There’s the Kanye who rents out an entire baseball stadium and a live orchestra for a $3.3 million marriage proposal. There’s the Kanye who fashions himself a post-racial MLK and restarts a line in “All of the Lights” because his mostly white crowds won’t sing the n-word. There’s the Kanye who co-opts a song about lynchings in the Deep South and samples it to craft a six-minute ode to baby mama drama. There’s the Kanye who throws fits because he can’t lock down a high-end fashion deal.

And then there’s 2:47.

Just less than three minutes into “New Slaves,” one of the few radio-friendly hits on this summer’s challenging, confounding Yeezus, vaguely menacing synths transition without warning into an uplifting drum roll.

The only accurate description of the next minute or so is transcendence. For all the diatribes and think pieces, the YouTube-ready interviews and over-the-top ridiculousness that have come to define his public image, this is Kanye in his element, and it’s beautiful.

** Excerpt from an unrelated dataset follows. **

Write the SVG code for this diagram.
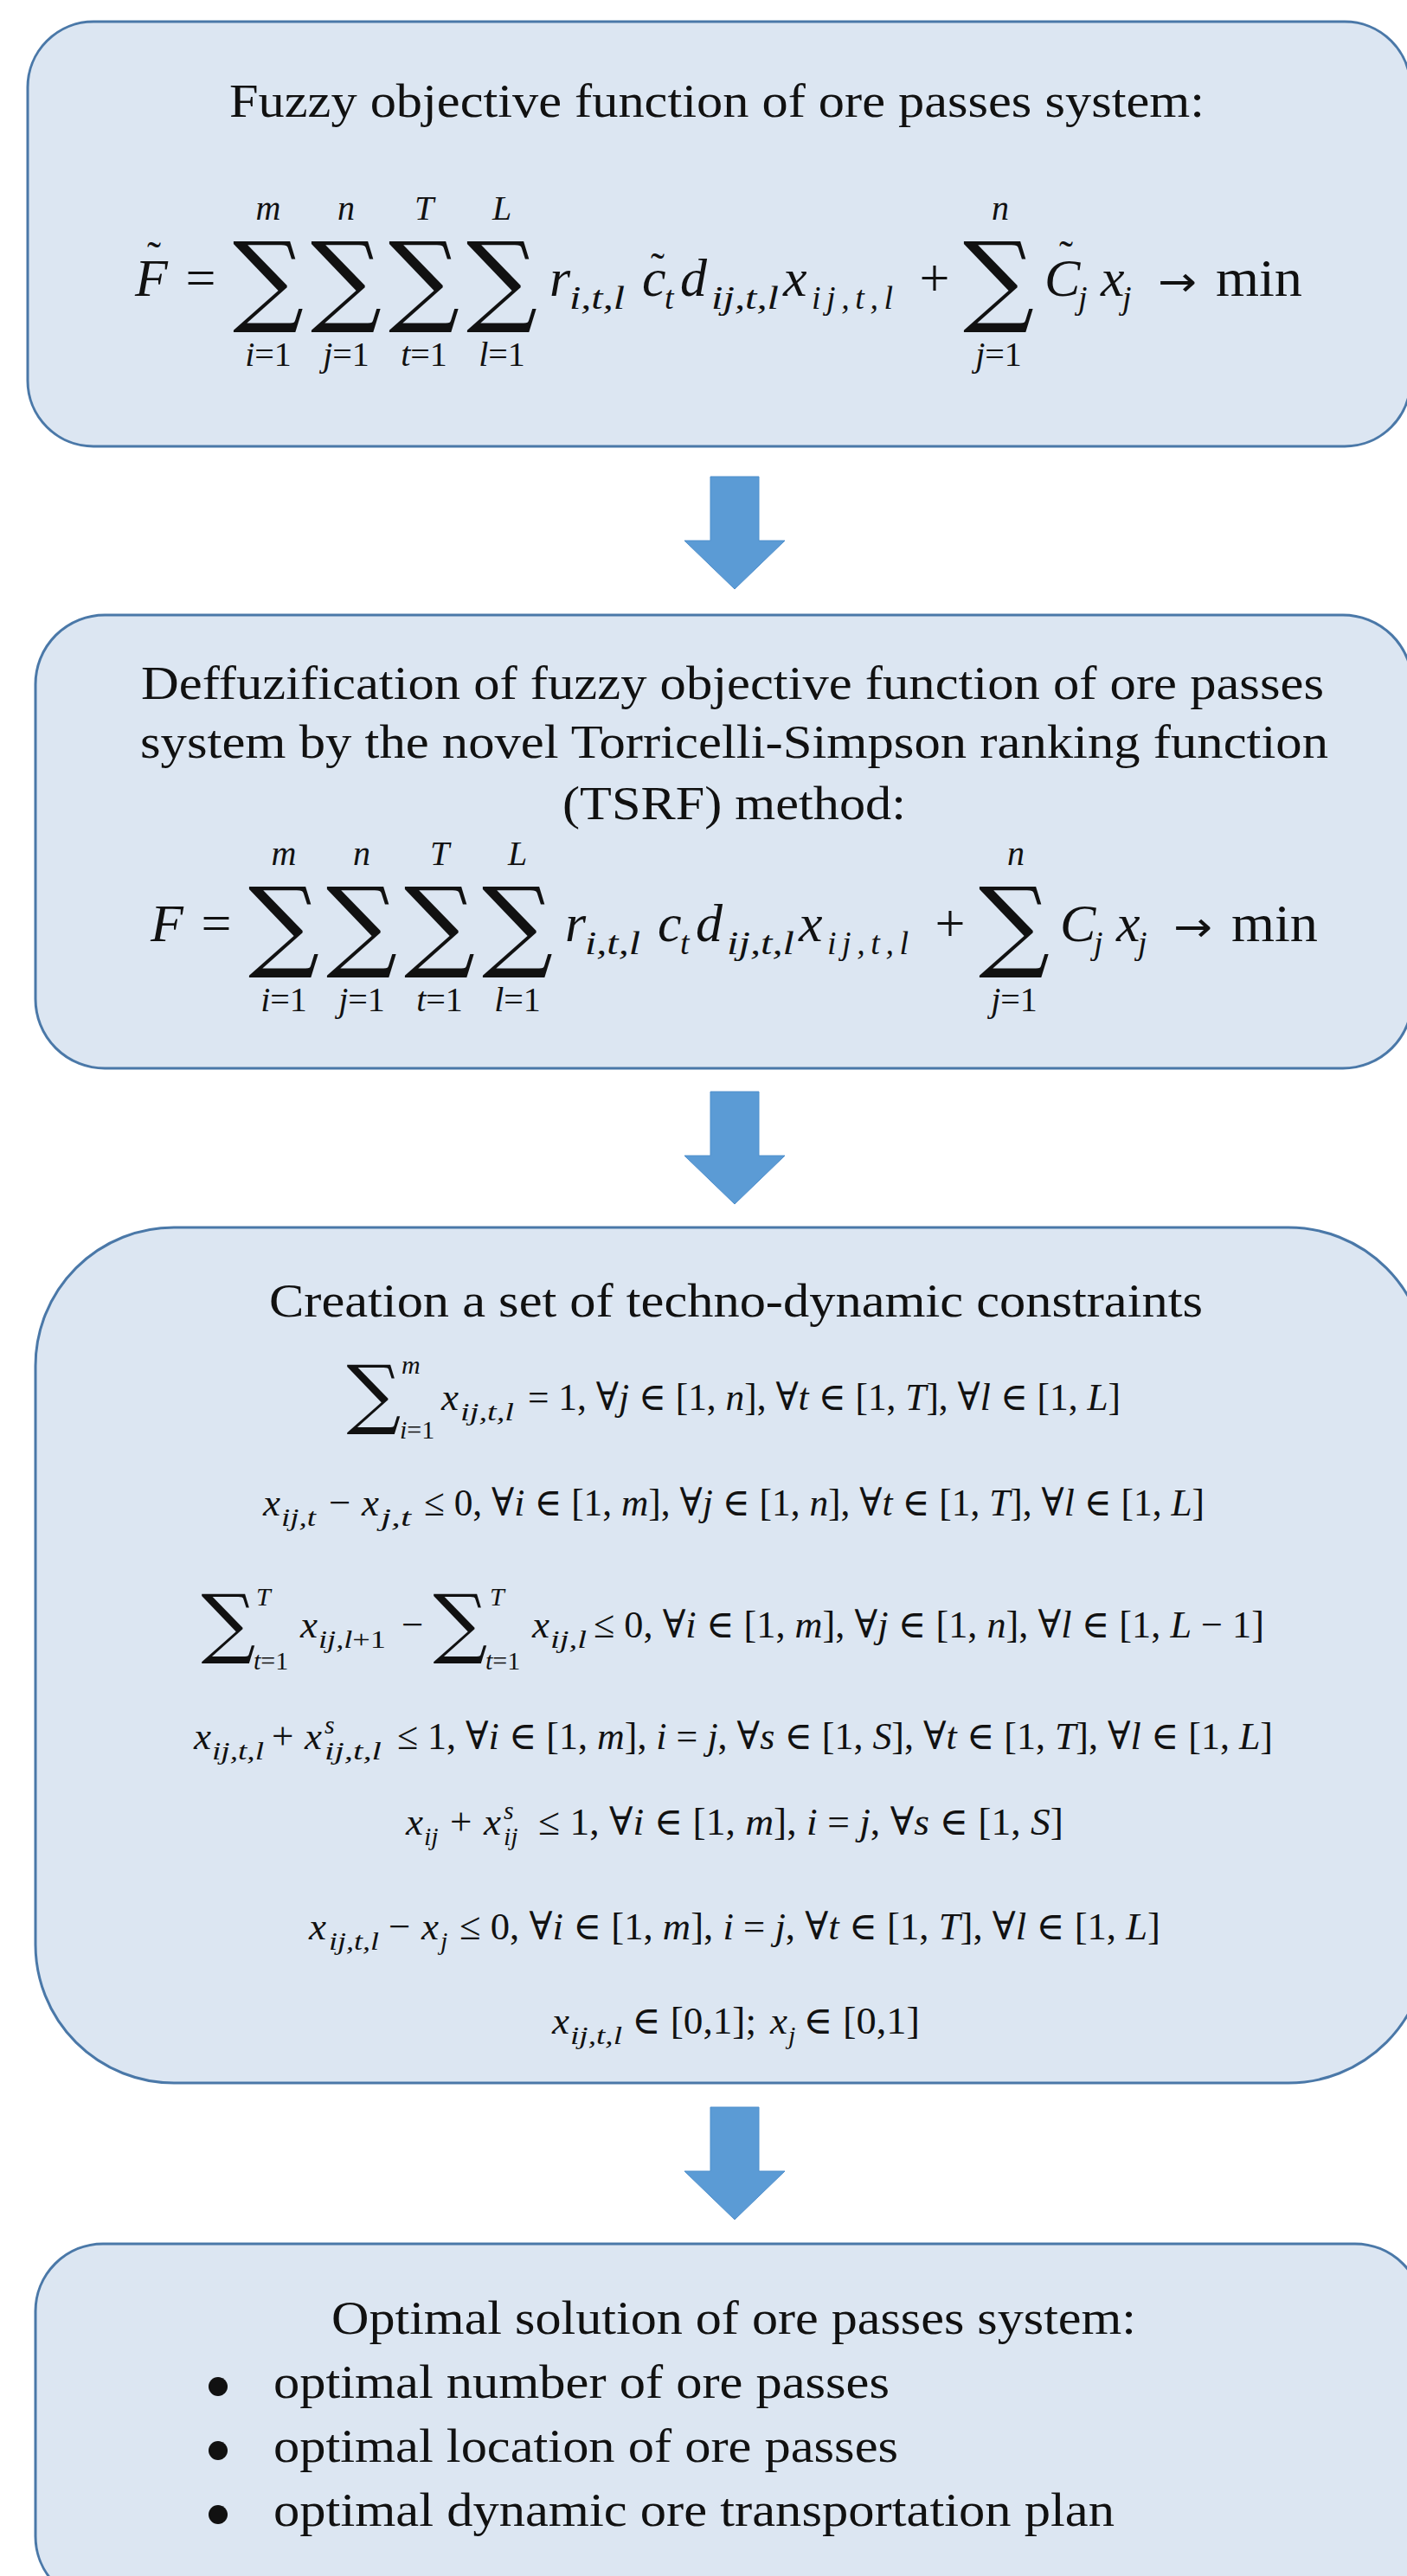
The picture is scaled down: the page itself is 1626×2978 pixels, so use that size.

Drums melt into a soaring orchestral arrangement culled from Hungarian band Omega’s “Gyöngyhajú Lány,” and an auto-tuned Kanye and a crooning Frank Ocean wax eloquently yet simply on drug-aided escapism.

For just more than one minute, all the sometimes-laughable earnestness he’s exhibited in interviews this year seems believable. However briefly, he’s Jordan, Jackson, Jobs — all of his oft-mentioned idols rolled into one — and he won’t — or can’t — lose.